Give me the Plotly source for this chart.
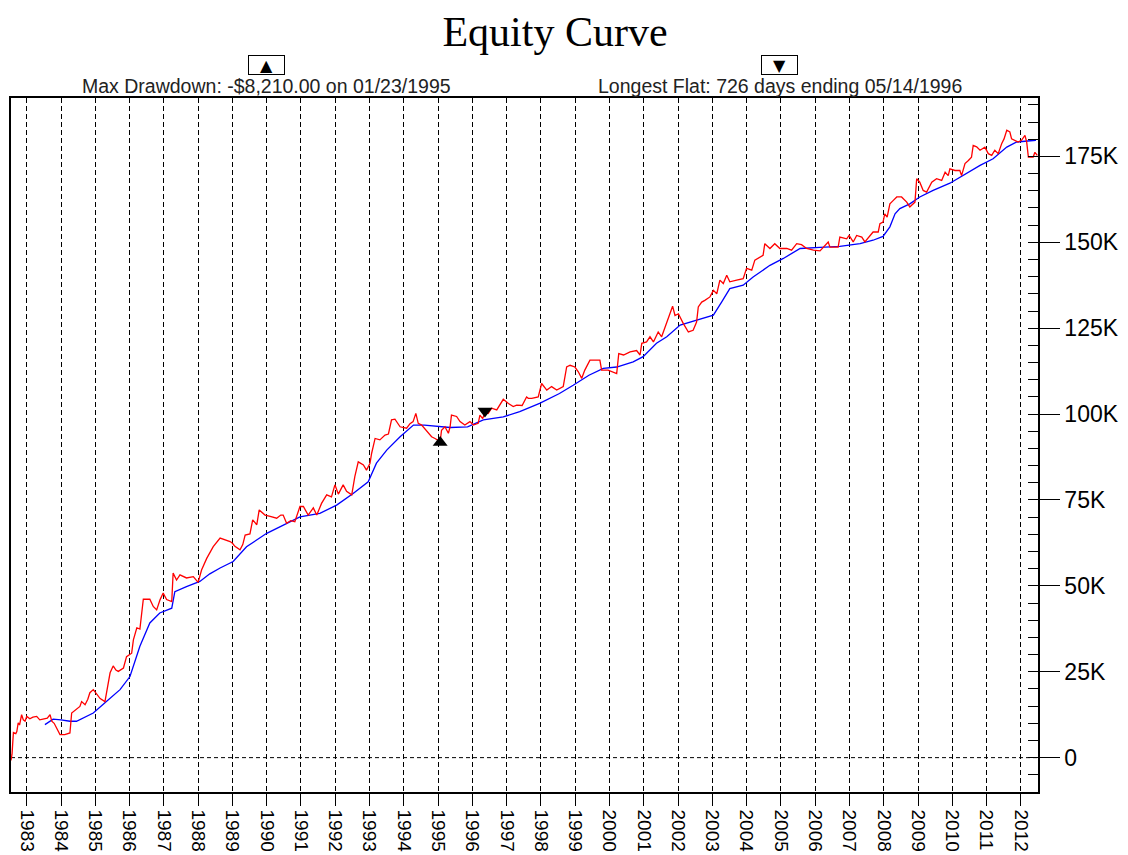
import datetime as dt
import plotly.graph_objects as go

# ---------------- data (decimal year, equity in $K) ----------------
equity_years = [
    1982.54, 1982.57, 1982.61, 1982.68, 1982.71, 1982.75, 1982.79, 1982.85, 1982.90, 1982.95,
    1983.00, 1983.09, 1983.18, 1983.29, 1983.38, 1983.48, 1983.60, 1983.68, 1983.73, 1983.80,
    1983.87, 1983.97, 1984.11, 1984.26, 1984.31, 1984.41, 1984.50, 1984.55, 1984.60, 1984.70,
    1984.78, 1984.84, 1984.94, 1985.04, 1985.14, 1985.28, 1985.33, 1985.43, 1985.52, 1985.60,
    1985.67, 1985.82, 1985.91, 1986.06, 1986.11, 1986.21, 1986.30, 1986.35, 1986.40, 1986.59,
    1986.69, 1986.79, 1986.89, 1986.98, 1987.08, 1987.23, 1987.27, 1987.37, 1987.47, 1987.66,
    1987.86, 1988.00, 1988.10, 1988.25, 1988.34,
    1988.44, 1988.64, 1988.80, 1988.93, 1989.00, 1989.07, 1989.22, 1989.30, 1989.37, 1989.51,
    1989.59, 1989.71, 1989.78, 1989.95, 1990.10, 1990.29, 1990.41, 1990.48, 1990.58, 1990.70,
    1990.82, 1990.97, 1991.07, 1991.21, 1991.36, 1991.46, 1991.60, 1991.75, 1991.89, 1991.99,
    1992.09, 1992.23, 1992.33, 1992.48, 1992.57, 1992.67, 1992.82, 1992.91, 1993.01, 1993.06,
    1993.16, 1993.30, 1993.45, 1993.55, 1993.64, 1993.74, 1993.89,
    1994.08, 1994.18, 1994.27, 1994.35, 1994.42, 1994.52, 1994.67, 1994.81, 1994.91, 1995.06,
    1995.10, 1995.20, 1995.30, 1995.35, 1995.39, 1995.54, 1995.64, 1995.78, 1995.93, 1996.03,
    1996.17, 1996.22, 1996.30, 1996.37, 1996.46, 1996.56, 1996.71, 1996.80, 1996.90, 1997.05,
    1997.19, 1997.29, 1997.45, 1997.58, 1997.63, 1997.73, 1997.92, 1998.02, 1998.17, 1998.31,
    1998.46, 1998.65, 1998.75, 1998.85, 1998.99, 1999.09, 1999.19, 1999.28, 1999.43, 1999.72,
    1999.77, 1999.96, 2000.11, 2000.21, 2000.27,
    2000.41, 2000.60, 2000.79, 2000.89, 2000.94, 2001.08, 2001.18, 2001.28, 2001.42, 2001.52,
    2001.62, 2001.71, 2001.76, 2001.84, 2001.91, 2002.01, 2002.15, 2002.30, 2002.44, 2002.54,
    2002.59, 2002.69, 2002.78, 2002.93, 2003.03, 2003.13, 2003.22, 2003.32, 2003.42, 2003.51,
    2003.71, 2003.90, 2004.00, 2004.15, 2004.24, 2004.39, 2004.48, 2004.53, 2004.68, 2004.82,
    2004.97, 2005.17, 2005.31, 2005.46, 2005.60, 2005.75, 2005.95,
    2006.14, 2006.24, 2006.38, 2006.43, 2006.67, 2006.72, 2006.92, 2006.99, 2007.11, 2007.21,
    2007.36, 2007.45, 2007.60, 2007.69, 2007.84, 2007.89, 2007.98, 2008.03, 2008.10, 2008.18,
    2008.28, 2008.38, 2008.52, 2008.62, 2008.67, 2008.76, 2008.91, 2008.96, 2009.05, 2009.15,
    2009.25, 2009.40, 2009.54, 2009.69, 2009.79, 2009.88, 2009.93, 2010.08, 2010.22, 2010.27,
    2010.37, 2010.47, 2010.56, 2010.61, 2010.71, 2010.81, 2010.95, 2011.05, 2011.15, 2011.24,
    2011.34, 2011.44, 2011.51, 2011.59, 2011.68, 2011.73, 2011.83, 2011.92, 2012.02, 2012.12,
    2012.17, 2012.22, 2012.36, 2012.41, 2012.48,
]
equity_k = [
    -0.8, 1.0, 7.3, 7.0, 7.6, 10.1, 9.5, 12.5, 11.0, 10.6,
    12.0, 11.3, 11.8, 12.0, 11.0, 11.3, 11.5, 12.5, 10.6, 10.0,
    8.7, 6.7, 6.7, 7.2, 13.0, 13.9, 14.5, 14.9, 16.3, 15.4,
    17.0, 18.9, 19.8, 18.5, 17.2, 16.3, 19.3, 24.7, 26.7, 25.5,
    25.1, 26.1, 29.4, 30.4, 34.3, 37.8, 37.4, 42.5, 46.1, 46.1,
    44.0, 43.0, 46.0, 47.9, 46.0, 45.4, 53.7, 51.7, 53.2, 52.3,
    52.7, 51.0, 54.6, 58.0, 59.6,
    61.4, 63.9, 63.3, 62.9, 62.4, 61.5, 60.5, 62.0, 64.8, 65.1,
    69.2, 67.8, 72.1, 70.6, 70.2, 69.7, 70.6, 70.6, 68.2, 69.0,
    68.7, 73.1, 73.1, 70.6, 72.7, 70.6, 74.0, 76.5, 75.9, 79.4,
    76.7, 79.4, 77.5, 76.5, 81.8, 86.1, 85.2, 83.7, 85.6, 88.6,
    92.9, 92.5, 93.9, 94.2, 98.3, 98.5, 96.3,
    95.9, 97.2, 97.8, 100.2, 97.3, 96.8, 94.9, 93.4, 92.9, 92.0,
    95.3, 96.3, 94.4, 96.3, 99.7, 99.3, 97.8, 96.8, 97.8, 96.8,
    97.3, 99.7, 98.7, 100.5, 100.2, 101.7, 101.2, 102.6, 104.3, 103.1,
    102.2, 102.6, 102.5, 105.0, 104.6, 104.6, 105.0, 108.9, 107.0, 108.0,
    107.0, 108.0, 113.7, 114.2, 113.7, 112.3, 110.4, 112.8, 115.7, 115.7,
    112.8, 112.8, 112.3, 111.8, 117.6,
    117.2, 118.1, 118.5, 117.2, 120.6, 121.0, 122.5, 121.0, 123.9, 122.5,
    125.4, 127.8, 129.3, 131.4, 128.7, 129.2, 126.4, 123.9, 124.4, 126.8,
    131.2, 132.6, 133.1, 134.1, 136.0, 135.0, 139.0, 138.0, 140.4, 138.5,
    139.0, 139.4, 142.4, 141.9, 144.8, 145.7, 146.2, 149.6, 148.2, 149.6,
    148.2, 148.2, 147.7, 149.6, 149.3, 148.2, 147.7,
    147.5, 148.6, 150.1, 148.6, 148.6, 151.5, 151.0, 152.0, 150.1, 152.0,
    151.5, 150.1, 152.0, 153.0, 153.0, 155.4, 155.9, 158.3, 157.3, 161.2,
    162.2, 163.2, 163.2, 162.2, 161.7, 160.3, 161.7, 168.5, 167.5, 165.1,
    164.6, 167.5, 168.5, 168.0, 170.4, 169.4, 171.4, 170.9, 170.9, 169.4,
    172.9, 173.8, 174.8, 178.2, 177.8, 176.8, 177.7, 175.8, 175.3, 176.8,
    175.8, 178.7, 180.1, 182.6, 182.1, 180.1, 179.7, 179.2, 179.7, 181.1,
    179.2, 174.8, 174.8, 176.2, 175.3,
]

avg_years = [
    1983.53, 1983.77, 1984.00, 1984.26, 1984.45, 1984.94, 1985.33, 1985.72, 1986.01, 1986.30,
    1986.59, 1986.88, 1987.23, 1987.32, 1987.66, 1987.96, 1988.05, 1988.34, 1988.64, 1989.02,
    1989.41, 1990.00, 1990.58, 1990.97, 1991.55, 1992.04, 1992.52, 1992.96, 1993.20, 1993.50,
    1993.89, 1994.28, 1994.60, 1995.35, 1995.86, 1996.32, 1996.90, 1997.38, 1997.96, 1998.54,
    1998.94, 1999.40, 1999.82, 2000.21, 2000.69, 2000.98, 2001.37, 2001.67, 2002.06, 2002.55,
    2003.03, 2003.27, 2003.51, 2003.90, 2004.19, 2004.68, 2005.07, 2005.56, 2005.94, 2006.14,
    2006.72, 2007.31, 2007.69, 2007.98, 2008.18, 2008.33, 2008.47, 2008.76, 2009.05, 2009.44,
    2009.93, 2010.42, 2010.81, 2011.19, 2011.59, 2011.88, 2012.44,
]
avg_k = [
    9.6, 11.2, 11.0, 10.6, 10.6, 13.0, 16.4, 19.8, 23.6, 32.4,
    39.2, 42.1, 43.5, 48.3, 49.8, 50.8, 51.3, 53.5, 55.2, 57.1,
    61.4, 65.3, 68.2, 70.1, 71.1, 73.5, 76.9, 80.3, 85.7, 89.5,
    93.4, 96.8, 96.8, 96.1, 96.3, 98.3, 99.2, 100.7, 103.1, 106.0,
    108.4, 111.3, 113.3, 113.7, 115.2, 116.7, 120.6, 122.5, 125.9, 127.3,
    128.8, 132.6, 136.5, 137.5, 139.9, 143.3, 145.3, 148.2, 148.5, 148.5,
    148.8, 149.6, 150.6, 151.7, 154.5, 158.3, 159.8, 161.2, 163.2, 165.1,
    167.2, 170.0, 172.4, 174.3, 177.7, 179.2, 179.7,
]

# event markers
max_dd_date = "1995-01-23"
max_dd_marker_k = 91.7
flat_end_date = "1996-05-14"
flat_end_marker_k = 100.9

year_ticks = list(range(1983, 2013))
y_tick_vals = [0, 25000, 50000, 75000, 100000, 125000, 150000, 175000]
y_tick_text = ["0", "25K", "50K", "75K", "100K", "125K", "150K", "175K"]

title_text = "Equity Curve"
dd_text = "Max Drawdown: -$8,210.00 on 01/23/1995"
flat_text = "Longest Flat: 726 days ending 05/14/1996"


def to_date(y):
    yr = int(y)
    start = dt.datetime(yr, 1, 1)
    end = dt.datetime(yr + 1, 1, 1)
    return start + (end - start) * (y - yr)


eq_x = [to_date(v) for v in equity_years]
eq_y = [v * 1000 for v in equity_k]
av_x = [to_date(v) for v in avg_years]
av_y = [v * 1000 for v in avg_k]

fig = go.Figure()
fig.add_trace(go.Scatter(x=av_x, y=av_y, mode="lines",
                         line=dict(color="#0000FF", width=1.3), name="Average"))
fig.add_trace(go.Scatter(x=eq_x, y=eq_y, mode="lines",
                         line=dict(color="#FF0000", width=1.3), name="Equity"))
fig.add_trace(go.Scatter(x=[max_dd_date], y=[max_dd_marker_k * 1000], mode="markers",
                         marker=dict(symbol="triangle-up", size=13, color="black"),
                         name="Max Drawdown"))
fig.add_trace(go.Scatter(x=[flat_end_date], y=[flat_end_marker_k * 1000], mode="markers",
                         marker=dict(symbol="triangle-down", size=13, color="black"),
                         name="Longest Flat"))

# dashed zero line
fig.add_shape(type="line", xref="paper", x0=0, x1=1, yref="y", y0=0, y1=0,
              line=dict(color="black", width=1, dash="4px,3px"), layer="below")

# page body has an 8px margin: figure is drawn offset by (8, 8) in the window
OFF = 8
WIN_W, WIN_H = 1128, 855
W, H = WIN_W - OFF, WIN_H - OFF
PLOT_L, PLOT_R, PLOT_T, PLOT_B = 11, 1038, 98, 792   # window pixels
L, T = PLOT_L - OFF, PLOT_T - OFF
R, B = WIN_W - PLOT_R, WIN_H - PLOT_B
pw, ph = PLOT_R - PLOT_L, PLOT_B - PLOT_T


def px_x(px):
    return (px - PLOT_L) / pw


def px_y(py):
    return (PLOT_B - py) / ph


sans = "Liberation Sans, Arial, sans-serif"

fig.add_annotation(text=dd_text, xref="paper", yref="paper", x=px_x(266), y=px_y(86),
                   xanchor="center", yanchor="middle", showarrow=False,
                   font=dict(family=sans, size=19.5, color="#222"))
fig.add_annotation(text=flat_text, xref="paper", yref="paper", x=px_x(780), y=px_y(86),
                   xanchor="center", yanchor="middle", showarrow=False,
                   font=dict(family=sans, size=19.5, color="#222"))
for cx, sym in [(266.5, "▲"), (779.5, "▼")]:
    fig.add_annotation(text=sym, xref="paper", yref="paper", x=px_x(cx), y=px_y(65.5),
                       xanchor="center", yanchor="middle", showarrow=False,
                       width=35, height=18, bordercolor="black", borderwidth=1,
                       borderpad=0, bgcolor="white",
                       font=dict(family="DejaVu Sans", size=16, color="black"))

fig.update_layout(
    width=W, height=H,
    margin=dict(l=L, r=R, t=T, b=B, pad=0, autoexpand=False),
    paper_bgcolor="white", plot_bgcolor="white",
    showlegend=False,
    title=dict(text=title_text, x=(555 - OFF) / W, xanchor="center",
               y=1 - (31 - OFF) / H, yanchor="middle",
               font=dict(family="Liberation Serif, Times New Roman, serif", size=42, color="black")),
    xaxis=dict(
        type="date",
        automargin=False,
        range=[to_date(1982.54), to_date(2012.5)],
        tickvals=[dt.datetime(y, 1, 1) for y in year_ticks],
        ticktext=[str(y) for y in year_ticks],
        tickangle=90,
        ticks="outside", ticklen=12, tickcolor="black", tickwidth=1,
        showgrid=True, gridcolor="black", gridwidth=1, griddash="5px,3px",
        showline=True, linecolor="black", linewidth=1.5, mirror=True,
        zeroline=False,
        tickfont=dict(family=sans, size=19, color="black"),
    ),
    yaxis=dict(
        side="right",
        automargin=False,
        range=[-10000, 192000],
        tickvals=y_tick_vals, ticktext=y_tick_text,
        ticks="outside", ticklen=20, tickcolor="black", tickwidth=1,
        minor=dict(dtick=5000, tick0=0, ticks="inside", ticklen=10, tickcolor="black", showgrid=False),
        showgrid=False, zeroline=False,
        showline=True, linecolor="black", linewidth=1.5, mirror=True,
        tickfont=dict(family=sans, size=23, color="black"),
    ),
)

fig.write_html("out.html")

────────────────

# [Objective]
Up to and including the line with "import plotly.graph_objects as go", copy the data above from its first line. Skip pictures.

# [Result]
Give me the Plotly source for this chart.
import datetime as dt
import plotly.graph_objects as go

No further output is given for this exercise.